One of my favourite characters was Benjamin, a living boy who Marinka becomes friends with. He was such a sweet character and I loved that he stayed with Marinka even after he saw the house stand up. Honestly if I saw a house running towards me on chicken legs I’d probably die of fright! Benjamin adapted to the situation quickly and I loved that his main priority was helping Marinka. Along with Benjamin, Marinka has two animal friends, a lamb and a jackdaw. I particularly loved Jack and how smart and funny he was. I always love animal companions and Jack was no exception!

I have to briefly talk about the gorgeous illustrations that ran throughout the book. The downside to reading mostly YA is that YA books rarely have illustrations, so I loved coming across them in this book. As a lover of space and galaxies I loved coming across these illustrations. However, as much as I loved the pages with white text on a black background, it made me think of my friend who struggles to read it. Even though it was pretty, it could potentially ruin the reading experience for anyone who struggles to read white text on a black background.

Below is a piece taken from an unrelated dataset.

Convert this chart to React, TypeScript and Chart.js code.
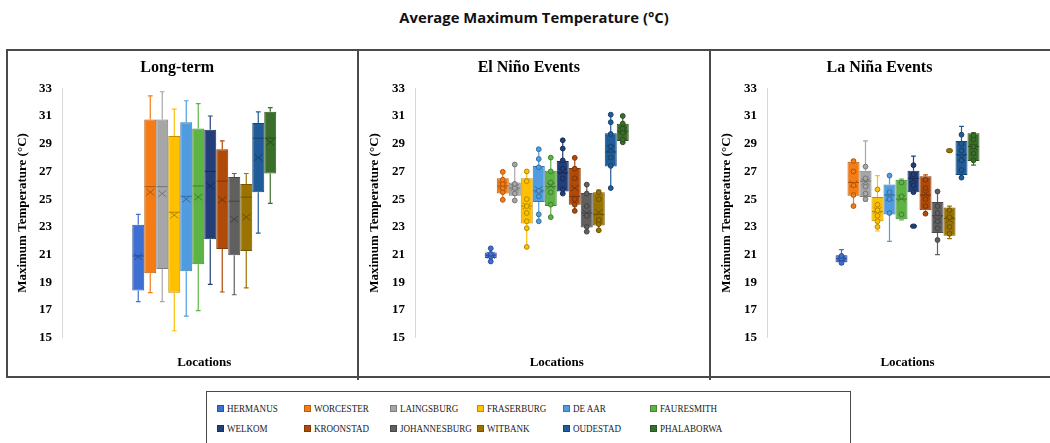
import React, { useEffect, useRef } from "react";
import { Chart, registerables } from "chart.js";

Chart.register(...registerables);

// ---------- data ----------
const LOCATIONS = [
  "HERMANUS", "WORCESTER", "LAINGSBURG", "FRASERBURG", "DE AAR", "FAURESMITH",
  "WELKOM", "KROONSTAD", "JOHANNESBURG", "WITBANK", "OUDESTAD", "PHALABORWA",
];
const COLORS = [
  "#3E6FD2", "#F57C14", "#A6A6A6", "#FFC000", "#4F9DE0", "#5DB445",
  "#223F7A", "#B04A08", "#606060", "#9A7300", "#1F5C99", "#3C6E2B",
];
const Y_TICK_MIN = 15;
const Y_TICK_MAX = 33;
const Y_TICK_STEP = 2;

// Long-term
const LT_MIN = [17.6, 18.25, 17.6, 15.5, 16.55, 16.95, 18.85, 18.3, 18.1, 18.6, 22.55, 24.7];
const LT_Q1 = [18.4, 19.65, 19.95, 18.25, 19.8, 20.3, 22.1, 21.4, 20.95, 21.25, 25.5, 26.85];
const LT_MED = [20.9, 25.9, 25.9, 24.05, 25.2, 25.95, 27.0, 26.3, 24.85, 25.15, 29.4, 29.4];
const LT_Q3 = [23.15, 30.75, 30.75, 29.55, 30.55, 30.1, 30.0, 28.6, 26.6, 26.1, 30.5, 31.3];
const LT_MAX = [23.9, 32.45, 32.75, 31.5, 32.1, 31.9, 31.0, 29.2, 26.85, 26.85, 31.3, 31.6];
const LT_MEAN = [20.85, 25.5, 25.4, 23.85, 25.0, 25.15, 25.95, 24.95, 23.55, 23.7, 28.0, 29.1];

// El Niño events
const EN_MIN = [20.5, 24.95, 24.9, 21.55, 23.4, 23.7, 25.4, 24.15, 22.65, 22.75, 25.8, 29.1];
const EN_Q1 = [20.75, 25.4, 25.25, 23.25, 24.8, 24.5, 25.55, 24.6, 22.95, 23.1, 27.35, 29.2];
const EN_MED = [20.95, 25.95, 25.8, 24.5, 25.6, 25.9, 26.9, 25.2, 24.0, 23.9, 28.4, 29.9];
const EN_Q3 = [21.15, 26.5, 26.2, 26.5, 27.4, 27.05, 27.75, 27.25, 25.45, 25.5, 29.75, 30.45];
const EN_MAX = [21.45, 26.97, 27.5, 27.0, 28.6, 28.0, 29.25, 27.98, 26.05, 25.65, 31.1, 31.0];
const EN_MEAN = [20.95, 26.0, 25.85, 24.5, 25.7, 25.95, 27.0, 25.8, 24.0, 24.05, 28.65, 29.95];
const EN_POINTS = [
  [20.5, 20.85, 21.05, 21.45],
  [24.95, 25.5, 25.8, 26.1, 26.4, 26.97],
  [24.9, 25.4, 25.8, 26.1, 27.5],
  [21.55, 22.9, 23.4, 24.0, 24.5, 25.0, 26.3, 27.0],
  [23.4, 23.9, 25.2, 25.6, 27.3, 27.9, 28.6],
  [23.7, 24.6, 25.5, 26.2, 27.0, 28.0],
  [25.4, 25.7, 26.5, 27.2, 27.8, 28.65, 29.25],
  [24.15, 24.6, 25.0, 26.5, 27.2, 27.98],
  [22.65, 23.0, 23.8, 24.5, 25.4, 26.05],
  [22.75, 23.2, 23.5, 25.0, 25.5],
  [25.8, 27.4, 28.0, 28.8, 29.7, 30.55, 31.1],
  [29.1, 29.3, 29.8, 30.1, 30.45, 31.0],
];
const EN_OUTLIERS: number[][] = [[], [], [], [], [], [], [], [], [], [], [], []];

// La Niña events
const LN_MIN = [20.3, 24.5, 24.85, 22.7, 21.95, 23.5, 25.45, 23.9, 21.0, 22.15, 26.5, 27.45];
const LN_Q1 = [20.45, 25.25, 25.15, 23.4, 23.9, 23.55, 25.5, 24.2, 22.55, 22.35, 26.75, 27.75];
const LN_MED = [20.7, 26.2, 26.3, 24.1, 25.3, 25.0, 26.5, 25.3, 23.8, 23.6, 28.2, 28.8];
const LN_Q3 = [20.95, 27.7, 27.05, 25.15, 26.05, 26.4, 27.05, 26.65, 24.8, 24.4, 29.2, 29.75];
const LN_MAX = [21.35, 27.8, 29.2, 26.7, 26.7, 26.45, 28.1, 26.75, 25.55, 24.5, 30.25, 29.8];
const LN_MEAN = [20.7, 26.1, 26.25, 24.2, 25.1, 25.05, 26.4, 25.4, 23.5, 23.5, 28.0, 28.75];
const LN_POINTS = [
  [20.4, 20.7, 20.9],
  [24.5, 25.3, 26.0, 27.0, 27.75],
  [25.0, 25.4, 25.9, 26.5, 27.35],
  [23.0, 23.4, 23.8, 24.2, 24.6, 25.7],
  [24.0, 25.0, 25.5, 26.7],
  [23.9, 25.2, 26.2],
  [25.5, 26.0, 26.8, 27.45],
  [23.95, 24.5, 25.0, 25.8, 26.4],
  [22.05, 22.9, 23.4, 24.0, 24.5, 25.55],
  [22.5, 23.0, 23.7, 24.2],
  [26.55, 27.1, 27.8, 28.5, 29.0, 29.65],
  [27.8, 28.3, 28.8, 29.3, 29.6],
];
const LN_OUTLIERS = [[], [], [], [], [], [], [23.05], [], [], [28.5], [], []];

// ---------- helpers ----------
const SERIF = '"Liberation Serif", "Times New Roman", serif';

function shade(hex: string, f: number) {
  const n = parseInt(hex.slice(1), 16);
  const r = Math.round(((n >> 16) & 255) * (1 - f));
  const g = Math.round(((n >> 8) & 255) * (1 - f));
  const b = Math.round((n & 255) * (1 - f));
  return `rgb(${r},${g},${b})`;
}

type Stats = {
  min: number[]; q1: number[]; med: number[]; q3: number[]; max: number[]; mean: number[];
  points?: number[][]; outliers?: number[][];
};

type Panel = {
  title: string;
  stats: Stats;
  left: number; width: number; axis: number; plotRight: number; yTitlePad: number;
};

function makeBoxPlugin(s: Stats) {
  return {
    id: "boxExtras",
    beforeDatasetsDraw(chart: any) {
      const ctx = chart.ctx;
      const ys = chart.scales.y;
      chart.data.datasets.forEach((_ds: any, i: number) => {
        const el = chart.getDatasetMeta(i).data[0];
        if (!el) return;
        const x = el.x;
        const w = el.width;
        const yMin = ys.getPixelForValue(s.min[i]);
        const yMax = ys.getPixelForValue(s.max[i]);
        const yQ1 = ys.getPixelForValue(s.q1[i]);
        const yQ3 = ys.getPixelForValue(s.q3[i]);
        const c = w * 0.2;
        ctx.save();
        ctx.strokeStyle = COLORS[i];
        ctx.lineWidth = 1.2;
        ctx.beginPath();
        ctx.moveTo(x, yQ3); ctx.lineTo(x, yMax);
        ctx.moveTo(x, yQ1); ctx.lineTo(x, yMin);
        ctx.moveTo(x - c, yMax); ctx.lineTo(x + c, yMax);
        ctx.moveTo(x - c, yMin); ctx.lineTo(x + c, yMin);
        ctx.stroke();
        ctx.restore();
      });
    },
    afterDatasetsDraw(chart: any) {
      const ctx = chart.ctx;
      const ys = chart.scales.y;
      chart.data.datasets.forEach((_ds: any, i: number) => {
        const el = chart.getDatasetMeta(i).data[0];
        if (!el) return;
        const x = el.x;
        const w = el.width;
        const dark = shade(COLORS[i], 0.3);
        ctx.save();
        ctx.strokeStyle = dark;
        ctx.lineWidth = 1;
        // median
        const yMed = ys.getPixelForValue(s.med[i]);
        ctx.beginPath();
        ctx.moveTo(x - w / 2 + 0.5, yMed);
        ctx.lineTo(x + w / 2 - 0.5, yMed);
        ctx.stroke();
        // mean X
        const yMean = ys.getPixelForValue(s.mean[i]);
        const hx = Math.min(4, w * 0.36);
        const hy = 3.2;
        ctx.beginPath();
        ctx.moveTo(x - hx, yMean - hy); ctx.lineTo(x + hx, yMean + hy);
        ctx.moveTo(x + hx, yMean - hy); ctx.lineTo(x - hx, yMean + hy);
        ctx.stroke();
        // inner points
        const pts = s.points ? s.points[i] : [];
        pts.forEach((v) => {
          const py = ys.getPixelForValue(v);
          ctx.beginPath();
          ctx.arc(x, py, 2.4, 0, Math.PI * 2);
          ctx.fillStyle = COLORS[i];
          ctx.fill();
          ctx.strokeStyle = dark;
          ctx.stroke();
        });
        // outliers
        const outs = s.outliers ? s.outliers[i] : [];
        outs.forEach((v) => {
          const py = ys.getPixelForValue(v);
          ctx.beginPath();
          ctx.ellipse(x, py, 3, 2.2, 0, 0, Math.PI * 2);
          ctx.fillStyle = COLORS[i];
          ctx.fill();
          ctx.strokeStyle = dark;
          ctx.stroke();
        });
        ctx.restore();
      });
    },
  };
}

const CANVAS_TOP = 51;
const CANVAS_H = 327;
const PLOT_TOP = 88.3;
const PLOT_BOTTOM = 337.7;

function buildConfig(p: Panel): any {
  const s = p.stats;
  const axisW = p.axis - p.left;
  const padRight = p.width - (p.plotRight - p.left);
  const plotW = p.plotRight - p.axis;
  const catPct = 144 / plotW;
  const titleSize = 16;
  const titleLH = titleSize * 1.2;
  const titleCenter = 68 - CANVAS_TOP;
  const titlePadTop = titleCenter - titleLH / 2;
  const titlePadBottom = PLOT_TOP - CANVAS_TOP - titlePadTop - titleLH;
  const xAxisH = CANVAS_TOP + CANVAS_H - PLOT_BOTTOM;
  const labelFont = { family: SERIF, size: 13, weight: "bold" as const };
  return {
    type: "bar",
    data: {
      labels: [""],
      datasets: LOCATIONS.map((name, i) => ({
        label: name,
        data: [[s.q1[i], s.q3[i]]],
        backgroundColor: COLORS[i],
        borderColor: shade(COLORS[i], 0.25),
        borderWidth: 1,
        borderSkipped: false,
        categoryPercentage: catPct,
        barPercentage: 1,
      })),
    },
    options: {
      animation: false,
      responsive: false,
      maintainAspectRatio: false,
      events: [],
      layout: { padding: { left: 0, right: padRight, top: 0, bottom: 0 } },
      plugins: {
        legend: { display: false },
        tooltip: { enabled: false },
        title: {
          display: true,
          text: p.title,
          color: "#000",
          font: { family: SERIF, size: titleSize, weight: "bold" },
          padding: { top: titlePadTop, bottom: titlePadBottom },
        },
      },
      scales: {
        x: {
          type: "category",
          grid: { display: false },
          border: { display: false },
          ticks: { display: false },
          title: {
            display: true,
            text: "Locations",
            color: "#000",
            font: labelFont,
            padding: { top: 0, bottom: 7.2 },
          },
          afterFit: (sc: any) => { sc.height = xAxisH; },
        },
        y: {
          type: "linear",
          min: Y_TICK_MIN,
          max: Y_TICK_MAX,
          ticks: { stepSize: Y_TICK_STEP, color: "#000", font: labelFont, padding: 10 },
          grid: { display: false, drawTicks: false },
          border: { display: true, color: "#d9d9d9", width: 1 },
          title: {
            display: true,
            text: "Maximum Temperature (°C)",
            color: "#000",
            font: labelFont,
            padding: { top: p.yTitlePad, bottom: 0 },
          },
          afterFit: (sc: any) => { sc.width = axisW; },
        },
      },
    },
    plugins: [makeBoxPlugin(s)],
  };
}

const PANELS: Panel[] = [
  {
    title: "Long-term",
    stats: { min: LT_MIN, q1: LT_Q1, med: LT_MED, q3: LT_Q3, max: LT_MAX, mean: LT_MEAN },
    left: 8, width: 349, axis: 62, plotRight: 346.5, yTitlePad: 6.5,
  },
  {
    title: "El Niño Events",
    stats: { min: EN_MIN, q1: EN_Q1, med: EN_MED, q3: EN_Q3, max: EN_MAX, mean: EN_MEAN, points: EN_POINTS, outliers: EN_OUTLIERS },
    left: 359, width: 350, axis: 415, plotRight: 698.5, yTitlePad: 8,
  },
  {
    title: "La Niña Events",
    stats: { min: LN_MIN, q1: LN_Q1, med: LN_MED, q3: LN_Q3, max: LN_MAX, mean: LN_MEAN, points: LN_POINTS, outliers: LN_OUTLIERS },
    left: 711, width: 350, axis: 767, plotRight: 1048, yTitlePad: 8,
  },
];

function BoxChart({ panel }: { panel: Panel }) {
  const ref = useRef<HTMLCanvasElement>(null);
  useEffect(() => {
    if (!ref.current) return;
    const chart = new Chart(ref.current, buildConfig(panel));
    return () => chart.destroy();
  }, [panel]);
  return (
    <canvas
      ref={ref}
      width={panel.width}
      height={CANVAS_H}
      style={{ position: "absolute", left: panel.left, top: CANVAS_TOP, width: panel.width, height: CANVAS_H }}
    />
  );
}

const BORDER = "#4a4a4a";

export default function App() {
  return (
    <div
      style={{
        position: "fixed", left: 0, top: 0, width: 1050, height: 443,
        overflow: "hidden", background: "#fff",
      }}
    >
      <div
        style={{
          position: "absolute", left: 0, top: 7, width: 1068, textAlign: "center",
          fontFamily: '"Open Sans", Lato, sans-serif', fontWeight: 700, fontSize: 14.8,
          color: "#111", lineHeight: "20px",
        }}
      >
        Average Maximum Temperature (°C)
      </div>
      {/* panel frame */}
      <div
        style={{
          position: "absolute", left: 6, top: 49, width: 1062, height: 329,
          border: `2px solid ${BORDER}`, boxSizing: "border-box",
        }}
      />
      <div style={{ position: "absolute", left: 357, top: 49, width: 2, height: 331, background: BORDER }} />
      <div style={{ position: "absolute", left: 709, top: 49, width: 2, height: 331, background: BORDER }} />
      {PANELS.map((p) => (
        <BoxChart key={p.title} panel={p} />
      ))}
      {/* legend */}
      <div
        style={{
          position: "absolute", left: 206, top: 391, width: 645, height: 56,
          border: `1.5px solid ${BORDER}`, boxSizing: "border-box",
        }}
      />
      {LOCATIONS.map((name, i) => {
        const col = i % 6;
        const row = Math.floor(i / 6);
        const x = 217 + col * 86.6;
        const y = 408.5 + row * 20;
        return (
          <React.Fragment key={name}>
            <div
              style={{
                position: "absolute", left: x, top: y - 3.5, width: 7, height: 7,
                background: COLORS[i], border: `0.5px solid ${shade(COLORS[i], 0.25)}`, boxSizing: "border-box",
              }}
            />
            <div
              style={{
                position: "absolute", left: x + 10, top: y - 7, height: 14, lineHeight: "14px",
                fontFamily: SERIF, fontSize: 10.5, color: "#1a1a1a", whiteSpace: "nowrap",
                transform: "scaleX(0.86)", transformOrigin: "left center",
              }}
            >
              {name}
            </div>
          </React.Fragment>
        );
      })}
    </div>
  );
}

I adored this book and would recommend it to adults and children alike. Although the story was mostly light-hearted, it also touched on some important themes such as grief, guilt and loneliness. I also loved how despite not having a family, Marinka came to see Benjamin, his parents and the Old Yaga as her family. It perfectly showed that family doesn’t always just mean the people you’re related to. I recommend this book to anyone who loves fantasy, adventures and fairytales!